O Orador: - Sr. Deputado António Capucho, se o Sr. Secretário de Estado tivesse dito que nesta Constituição há muitas soluções com as quais ele não concorda e que pensa não estarem de acordo com a melhor tradição do direito português, obviamente que não teríamos produzido esta intervenção. Mas o que o Sr. Secretário de Estado disse textualmente foi que temos uma Constituição da República, mas não temos uma Constituição portuguesa, pelo que é preciso que na próxima revisão constitucional seja encontrada uma fórmula que viabilize a existência dessa Constituição portuguesa».
«Não temos uma Constituição portuguesa» foi o título que saiu em vários jornais, designadamente no «Diário de Notícias», que não é um jornal qualquer, e o Sr. Secretário de Estado não desmentiu nem esclareceu esta afirmação. Portanto, isto reveste-se da maior gravidade e não tem nada a ver com a discordância, que - volto a dizê-lo - é perfeitamente legítima, sobre alguns comandos ou considerandos da Constituição. Querer dizer o contrário, por mais brilhante que seja a dialéctica utilizada, é fugir da essência da questão. Temos um secretário de Estado que disse publicamente, e não desmentiu, que a Constituição a que deve obediência não é portuguesa e para mim, como português, não há pior insulto, nem pior acusação do que esta.
Portanto, o PRD mantém inteiramente a sua posição sobre este assunto.

Aplausos do PRD, do PS e do MDP/CDE.

O Sr.
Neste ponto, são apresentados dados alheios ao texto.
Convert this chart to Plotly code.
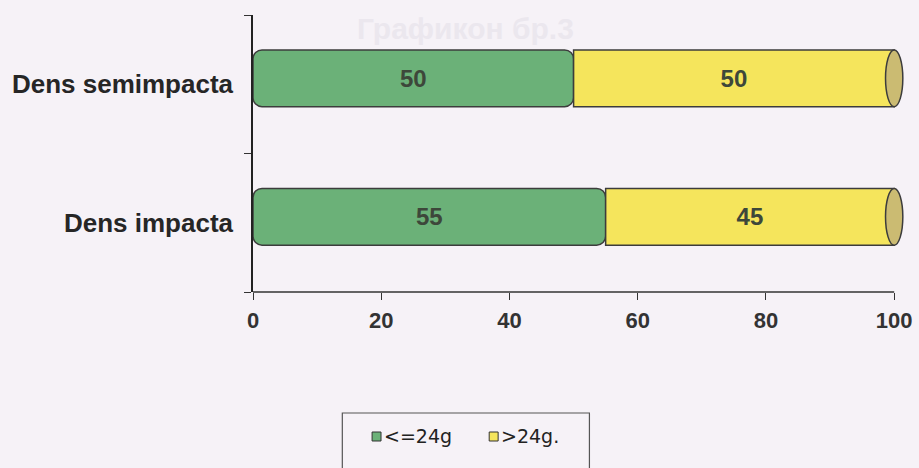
import plotly.graph_objects as go

# Data
categories = ["Dens impacta", "Dens semimpacta"]
series_names = ["<=24g", ">24g."]
le_24g = [55, 50]
gt_24g = [45, 50]
x_ticks = [0, 20, 40, 60, 80, 100]

GREEN = "#6bb178"
YELLOW = "#f5e55c"
CAP = "#cbbb72"
EDGE = "#3c3c3c"
BG = "#f6f2f7"
BAR_W = 0.41
BAR_OFF = -0.162          # bars sit slightly above the category centre (3-D look)

# plot-area geometry in pixels (used to place the hand-drawn legend)
L, T, W_FIG, H_FIG = 253, 15, 919, 468
X_MAX = 102
PLOT_W = 659
PLOT_H = 277


def px_x(px):
    return (px - L) / PLOT_W


def px_y(py):
    return (T + PLOT_H - py) / PLOT_H


fig = go.Figure()

# first segment: drawn from its end back to zero so the rounded corner sits at the left end
fig.add_trace(go.Bar(
    y=categories, x=[-v for v in le_24g], base=le_24g, name=series_names[0],
    orientation="h", width=BAR_W, offset=BAR_OFF,
    marker=dict(color=GREEN, line=dict(color=EDGE, width=1.5), cornerradius=9),
    text=[str(v) for v in le_24g], texttemplate="%{text}",
    textposition="inside", insidetextanchor="middle",
    textfont=dict(family="Arial", size=24, color="#3d473a", weight="bold"),
    showlegend=False,
))
# second segment stacked on the first
fig.add_trace(go.Bar(
    y=categories, x=gt_24g, base=le_24g, name=series_names[1],
    orientation="h", width=BAR_W, offset=BAR_OFF,
    marker=dict(color=YELLOW, line=dict(color=EDGE, width=1.5)),
    text=[str(v) for v in gt_24g], texttemplate="%{text}",
    textposition="inside", insidetextanchor="middle",
    textfont=dict(family="Arial", size=24, color="#3d473a", weight="bold"),
    showlegend=False,
))

shapes = []
# cylinder end caps
for i in range(len(categories)):
    total = le_24g[i] + gt_24g[i]
    shapes.append(dict(type="circle", xref="x", yref="y",
                       x0=total - 1.35, x1=total + 1.35,
                       y0=i + BAR_OFF, y1=i + BAR_OFF + BAR_W,
                       fillcolor=CAP, line=dict(color=EDGE, width=1.5), layer="above"))

# x axis line only up to the last tick
shapes.append(dict(type="line", xref="x", yref="paper", x0=0, x1=x_ticks[-1], y0=0, y1=0,
                   line=dict(color="#333333", width=1.5)))

# legend frame and swatches
shapes.append(dict(type="rect", xref="paper", yref="paper",
                   x0=px_x(343), x1=px_x(592), y0=px_y(413), y1=px_y(480),
                   line=dict(color="#555555", width=1.2), fillcolor="rgba(0,0,0,0)"))
annotations = []
legend_items = [(series_names[0], GREEN, 373), (series_names[1], YELLOW, 491)]
for name, col, sx in legend_items:
    shapes.append(dict(type="rect", xref="paper", yref="paper",
                       x0=px_x(sx), x1=px_x(sx + 9), y0=px_y(432), y1=px_y(441),
                       fillcolor=col, line=dict(color="#333333", width=1)))
    annotations.append(dict(text=name, xref="paper", yref="paper",
                            x=px_x(sx + 10), y=px_y(436), xanchor="left", yanchor="middle",
                            showarrow=False,
                            font=dict(family="DejaVu Sans", size=19, color="#222222")))

# faint heading
annotations.append(dict(text="Графикон бр.3", xref="paper", yref="paper",
                        x=px_x(467), y=px_y(28), xanchor="center", yanchor="middle",
                        showarrow=False,
                        font=dict(family="Arial", size=30, color="#ebe7ee", weight="bold")))

fig.update_layout(
    width=W_FIG, height=H_FIG,
    margin=dict(l=L, r=W_FIG - L - PLOT_W, t=T, b=H_FIG - T - PLOT_H),
    paper_bgcolor=BG, plot_bgcolor=BG,
    barmode="overlay",
    showlegend=False,
    shapes=shapes,
    annotations=annotations,
    xaxis=dict(range=[0, X_MAX], tickvals=x_ticks, showgrid=False, zeroline=False,
               showline=False, ticks="outside", ticklen=7, tickcolor="#333333",
               tickfont=dict(family="Arial", size=22, color="#333333", weight="bold"),
               ticklabelstandoff=2),
    yaxis=dict(range=[-0.5, 1.5], showgrid=False, zeroline=False,
               showline=True, linecolor="#222222", linewidth=1.5,
               ticks="outside", ticklen=7, tickson="boundaries", tickcolor="#333333",
               tickfont=dict(family="Arial", size=26, color="#262626", weight="bold"),
               ticklabelstandoff=13),
)

fig.write_html("out.html")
Presidente: - Para pedir esclarecimentos, tem a palavra o Sr. Deputado Carlos Brito.

O Sr. Carlos Brito (PCP): - Sr. Deputado José Carlos Vasconcelos, vou fazer-lhe uma pergunta de natureza muito prática, antecedida apenas de uma breve introdução.
Perfilhamos de grande parte das considerações que o Sr. Deputado produziu relativamente às lamentáveis e gravíssimas declarações do Sr. Secretário de Estado para os Assuntos Parlamentares, feitas em primeira ou segunda mão, citando-se, como alega o Sr. Deputado António Capucho.
Também nos associamos à sua exigência de demissão do Sr. Secretário de Estado, mas pensamos que não é de esperar que, por iniciativa própria ou do Governo, isso venha a acontecer...

Vozes do PSD: - Muito bem!

O Orador: - ..., como, de resto, se pode verificar nos antecedentes que já existem. Ainda ontem falámos aqui do Secretário de Estado que tem hoje a tutela da comunicação social e anteriormente vimos como membros do Governo e da bancada do PSD foram desautorizados pelo Sr. Primeiro-Ministro sem que tenham reagido de uma forma digna, como seria recomendável.
Tudo isto nos inculca a ideia de que não haverá a tal demissão se a Assembleia da República não tomar qualquer iniciativa, e por isso mesmo lhe pergunto se não encara a necessidade de serem tomadas medidas por parte da Assembleia da República para obter a demissão do Sr. Secretário de Estado enquanto não se obtém a demissão do Governo.

O Sr. António Capucho (PSD): - Uma moção de censura, muito bem!